The town boasts many fine Georgian and Victorian buildings and the famous Crescent is the latest restoration project underway.
With all the history, elegant buildings and beautiful gardens, it is a place well worth a visit.
After a day at base trying to shake off our colds, a 5 mile round trip on foot to Tittesworth Reservoir (nice visitor centre) notwithstanding, we decided to have a National Trust day. The chosen venue was Biddulph Grange Gardens. Although it was a dull day, we found the gardens very attractive and could imagine the grandchildren enjoying the many secret gardens contained within. The carp in the small lake were enormous and very keen to enjoy any offerings that came their way. We were charmed by the Chinese garden and intrigued by the God versus Darwin exhibition. You would have to visit to appreciate its uniqueness.
After lunch we decided to go back via the small market town of Leek. Being a Saturday, the market was an antiques and collectables market. There are several small independent shops around the market place which we had a look around. I bought some wool in a lovely little craft shop. After Buxton, the town was a bit less interesting for us.
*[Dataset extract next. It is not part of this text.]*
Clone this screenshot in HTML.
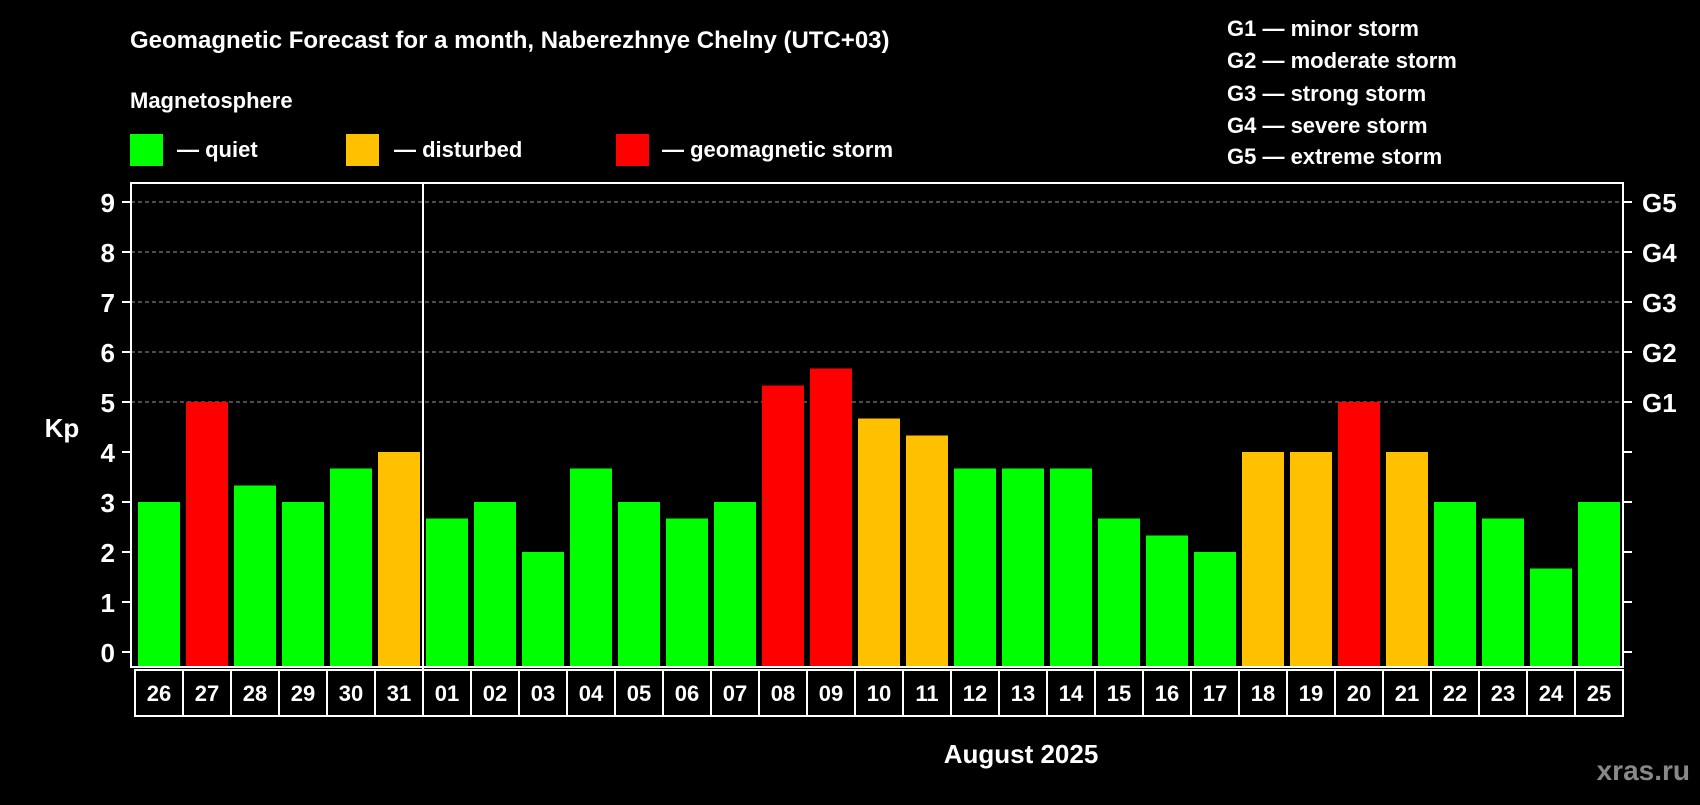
<!DOCTYPE html>
<html><head><meta charset="utf-8"><style>
body{margin:0;background:#000;width:1700px;height:800px;overflow:hidden}
svg text{font-family:"Liberation Sans",Arial,sans-serif;font-weight:bold;fill:#fff}
</style></head><body>
<svg id="c" width="1700" height="800" xmlns="http://www.w3.org/2000/svg">
<rect width="1700" height="800" fill="#000"/>
<text x="130" y="48" font-size="24">Geomagnetic Forecast for a month, Naberezhnye Chelny (UTC+03)</text>
<text x="130" y="108" font-size="22">Magnetosphere</text>
<g><rect x="130" y="134" width="33" height="32" fill="#00ff00"/><text x="177" y="157" font-size="22">— quiet</text></g>
<g><rect x="346" y="134" width="33" height="32" fill="#ffc000"/><text x="394" y="157" font-size="22">— disturbed</text></g>
<g><rect x="616" y="134" width="33" height="32" fill="#ff0000"/><text x="662" y="157" font-size="22">— geomagnetic storm</text></g>
<g font-size="22">
<text x="1227" y="36">G1 — minor storm</text>
<text x="1227" y="68">G2 — moderate storm</text>
<text x="1227" y="101">G3 — strong storm</text>
<text x="1227" y="133">G4 — severe storm</text>
<text x="1227" y="164">G5 — extreme storm</text>
</g>
<g id="plot"></g>
<text x="62" y="437" font-size="26" text-anchor="middle">Kp</text>
<text x="1021" y="763" font-size="26" text-anchor="middle">August 2025</text>
<text x="1690" y="780" font-size="28" text-anchor="end" style="fill:#888">xras.ru</text>
</svg>
<script>
const days=["26","27","28","29","30","31","01","02","03","04","05","06","07","08","09","10","11","12","13","14","15","16","17","18","19","20","21","22","23","24","25"];
const kp=[3,5,3.33,3,3.67,4,2.67,3,2,3.67,3,2.67,3,5.33,5.67,4.67,4.33,3.67,3.67,3.67,2.67,2.33,2,4,4,5,4,3,2.67,1.67,3];
const yTicks=[0,1,2,3,4,5,6,7,8,9];
const gLabels=["G1","G2","G3","G4","G5"];
const gLevels=[5,6,7,8,9];
const NS="http://www.w3.org/2000/svg";
const g=document.getElementById('plot');
const X0=131,X1=1623,Y0=652,UNIT=50,PITCH=48,BW=42,FIRST=138;
const y=v=>Y0-v*UNIT;
const x=i=>FIRST+i*PITCH;
function mk(t,a){const e=document.createElementNS(NS,t);for(const k in a)e.setAttribute(k,a[k]);g.appendChild(e);return e;}
function col(v){return v>=5?"#ff0000":(v>=4?"#ffc000":"#00ff00");}
gLevels.forEach(v=>{const l=mk('line',{x1:X0,x2:X1,y1:y(v),y2:y(v),stroke:'#999','stroke-dasharray':'4,3','stroke-width':1});

});
kp.forEach((v,i)=>{const r=mk('rect',{x:x(i),y:y(v),width:BW,height:Y0+15-y(v),fill:col(v)});

});
const box=mk('rect',{x:X0,y:183,width:X1-X0,height:667-183,fill:'none',stroke:'#fff','stroke-width':2});


const dv=mk('line',{x1:423,x2:423,y1:183,y2:716,stroke:'#fff','stroke-width':2});


yTicks.forEach(v=>{mk('line',{x1:122,x2:X0,y1:y(v),y2:y(v),stroke:'#fff','stroke-width':2});
mk('line',{x1:X1,x2:X1+9,y1:y(v),y2:y(v),stroke:'#fff','stroke-width':2});
const t=mk('text',{x:115,y:y(v)+10,'font-size':26,'text-anchor':'end'});t.textContent=v;

});
gLabels.forEach((s,i)=>{const t=mk('text',{x:1642,y:y(gLevels[i])+10,'font-size':26});t.textContent=s;

});
days.forEach((d,i)=>{const cx=135+i*PITCH;
const r=mk('rect',{x:cx,y:670,width:PITCH,height:46,fill:'none',stroke:'#fff','stroke-width':2});


const t=mk('text',{x:cx+PITCH/2,y:701,'font-size':22,'text-anchor':'middle'});t.textContent=d;

});
</script>
</body></html>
Next day found us heading for another National Trust property. This time we visited Little Moreton Hall which involved a very scenic drive from the campsite. The Hall is unique as it has been largely unmodified since it was built 500 years ago.
The reason for the level of preservation was that for 200 years, it was tenanted. The tenants lived in one part of the building and the other rooms were only used when the owners came to visit. The long oak table in the main hall is an original and it is fascinating to imagine how many people have sat there over the 500 years. The table comprises boards set on trestles. The boards are so long it is clear that they came from a very mature tree and it would have been a tree that was growing on the land belonging to the owners of the house. The boards would have been leant against the wall when not in use to provide a clear space for sleeping. They would also have been used as a stage for travelling actors (hence “treading the boards”). There were so many interesting facts, it was a thoroughly enjoyable visit. We treated ourselves to an afternoon cuppa in the garden whilst we soaked up the atmosphere.
The next lovely town we visited was Ashbourne where we enjoyed the old buildings and church. We had lunch in a quirky little delicatessen down a side street. Strangely, I didn’t take any photos here so you will have to imagine it!
On the way back to the campsite we took a different route to enjoy the beautiful scenery and stopped at Parsley Hay. This is the site of an old railway junction and is now a walking and cycling centre. The far-reaching views were fabulous.
Next day we were on our way to Newark otherwise we would have stayed for longer. There is still a lot of the Peak District for us to return to.